Along with that, women in many parts of Afrika are an integral part of society and their status is recognized. Growing up, my movements – especially within the mosque – were always calculated. The invisible gender lines were never crossed. I internally cringed and avoided going to the male section, lest my need for attaining a prayer schedule be confused with a sexual advance. Being in Senegal, it was refreshing to see women simultaneously owning their womanhood and spiritual spaces without apology.
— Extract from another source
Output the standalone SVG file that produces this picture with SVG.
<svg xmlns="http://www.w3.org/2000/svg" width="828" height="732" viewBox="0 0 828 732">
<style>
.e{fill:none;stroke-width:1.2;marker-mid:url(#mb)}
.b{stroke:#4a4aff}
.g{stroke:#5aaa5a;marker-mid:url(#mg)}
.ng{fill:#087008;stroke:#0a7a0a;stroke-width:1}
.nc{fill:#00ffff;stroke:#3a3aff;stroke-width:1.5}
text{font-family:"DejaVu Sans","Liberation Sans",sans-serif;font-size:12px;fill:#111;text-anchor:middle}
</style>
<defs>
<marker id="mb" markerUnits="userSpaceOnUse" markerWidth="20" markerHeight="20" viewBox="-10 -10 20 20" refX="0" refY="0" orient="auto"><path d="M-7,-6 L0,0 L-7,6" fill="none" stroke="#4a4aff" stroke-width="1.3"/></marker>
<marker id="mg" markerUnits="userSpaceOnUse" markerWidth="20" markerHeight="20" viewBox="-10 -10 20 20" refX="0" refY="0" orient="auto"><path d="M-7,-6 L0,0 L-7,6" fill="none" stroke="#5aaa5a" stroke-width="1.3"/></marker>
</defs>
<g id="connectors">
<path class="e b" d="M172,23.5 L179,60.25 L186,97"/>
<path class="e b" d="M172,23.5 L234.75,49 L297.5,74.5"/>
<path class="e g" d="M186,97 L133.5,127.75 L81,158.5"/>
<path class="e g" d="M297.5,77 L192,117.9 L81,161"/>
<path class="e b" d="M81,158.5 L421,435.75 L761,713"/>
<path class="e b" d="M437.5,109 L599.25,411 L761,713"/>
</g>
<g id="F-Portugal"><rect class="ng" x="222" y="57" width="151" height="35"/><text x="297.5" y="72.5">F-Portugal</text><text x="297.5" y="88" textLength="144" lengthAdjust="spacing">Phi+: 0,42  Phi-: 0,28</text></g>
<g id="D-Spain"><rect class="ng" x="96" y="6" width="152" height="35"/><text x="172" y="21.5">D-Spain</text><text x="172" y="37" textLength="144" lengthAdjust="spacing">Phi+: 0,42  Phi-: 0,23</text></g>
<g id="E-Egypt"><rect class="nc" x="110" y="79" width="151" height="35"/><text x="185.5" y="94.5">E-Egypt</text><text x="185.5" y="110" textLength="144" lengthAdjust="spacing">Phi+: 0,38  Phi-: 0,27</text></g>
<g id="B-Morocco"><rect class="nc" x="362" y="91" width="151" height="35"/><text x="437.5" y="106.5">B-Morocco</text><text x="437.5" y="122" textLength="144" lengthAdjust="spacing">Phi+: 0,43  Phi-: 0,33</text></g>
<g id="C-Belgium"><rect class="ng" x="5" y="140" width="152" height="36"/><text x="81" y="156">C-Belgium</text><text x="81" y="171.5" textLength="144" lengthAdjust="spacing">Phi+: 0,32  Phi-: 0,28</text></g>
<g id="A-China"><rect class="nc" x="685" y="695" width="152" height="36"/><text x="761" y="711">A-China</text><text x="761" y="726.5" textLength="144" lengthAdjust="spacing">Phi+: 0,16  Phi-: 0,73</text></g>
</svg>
One of the most memorable experiences at the Grand Mosque happened on a remarkably hot day after dhur prayer. I sat in silence as people shuffled out of the over-sized mosque doors. All of a sudden, a young woman began to sing. As her voice echoed throughout the mosque her body swayed to the rhythm. I was equally amazed by her boldness and by the beauty in her voice. I attended dhur prayer everyday just to hear her sing. Since my French was minimal and my Wolof was not up to par, language was constantly a barrier. I quickly realized that I didn’t need words to connect with her. Her name is Asmau and I was told later that she descends from a long line of Nigerian (Hausa) singers, a tradition solely passed down to the women in her family. It was customary for her to bust out in religious song after congregational prayers. She received occasional glances but was never scolded. Asmau was given the freedom to spiritually express herself. For me she represents the epitome of spiritual empowerment.

During my trip, I had several revelations. Like the belongings I brought with me, I quickly realized I had other baggage to unpack. I grew up in a Muslim community that severely lacked methodological diversity. As a child, Islam was very clear cut and there was only one way to practice it. Any sort of deviance was often met with reprimanding and hostility. As I embraced my adulthood, and all that came along with it, I felt as though my spirituality wasn’t being cultivated. Something was missing and I couldn’t quite figure out was that was. My search for spiritual tranquility took me to the mosque that I often frequented as a child. I would spend countless hours attending classes, praying and conversing within this space but my feelings of emptiness did not budge.

My mosque spoke to my identity as a Muslim but I slowly realized that I am so much more than that. I am Black, I am a woman and I am a person who has the overwhelming need to belong. Do these other identities not count? I refuse to believe Islam trumps everything else that makes me who I am. Allah, in all His magnificence, had skillfully created me to be myself. As a Black Muslim woman I have learned to own all my identities. I would never feel forced to choose.

Grand Mosque in Medina Baye/Ihssan Tahir
Grand Mosque in Medina Baye/Ihssan Tahir

I often found myself looking for community and attempting to find a place where I felt like I could religiously fit in but still be authentic to who I am. I have often found that conservative interpretations of any religion typically tend to clump people into categories. Often this will leave people feeling like they’ve lost a sense of individuality and who they truly are. With age, I have learned many key life lessons. The most important one is being authentic to who you truly are.

As life moves forward and dreams become a reality, I now live in northern California. With a marriage quickly approaching next month, I foresee a lot of life changes. Looking back, I recognize I was in search for a more holistic approach to my existence and traveling the world filled that gap. The world became my mosque and now I understand that restricting myself to one space is not necessary in order to feel a sense of belonging and community.

Sometimes what you are searching for is within you. You just need an experience or awakening to bring your true self to the surface.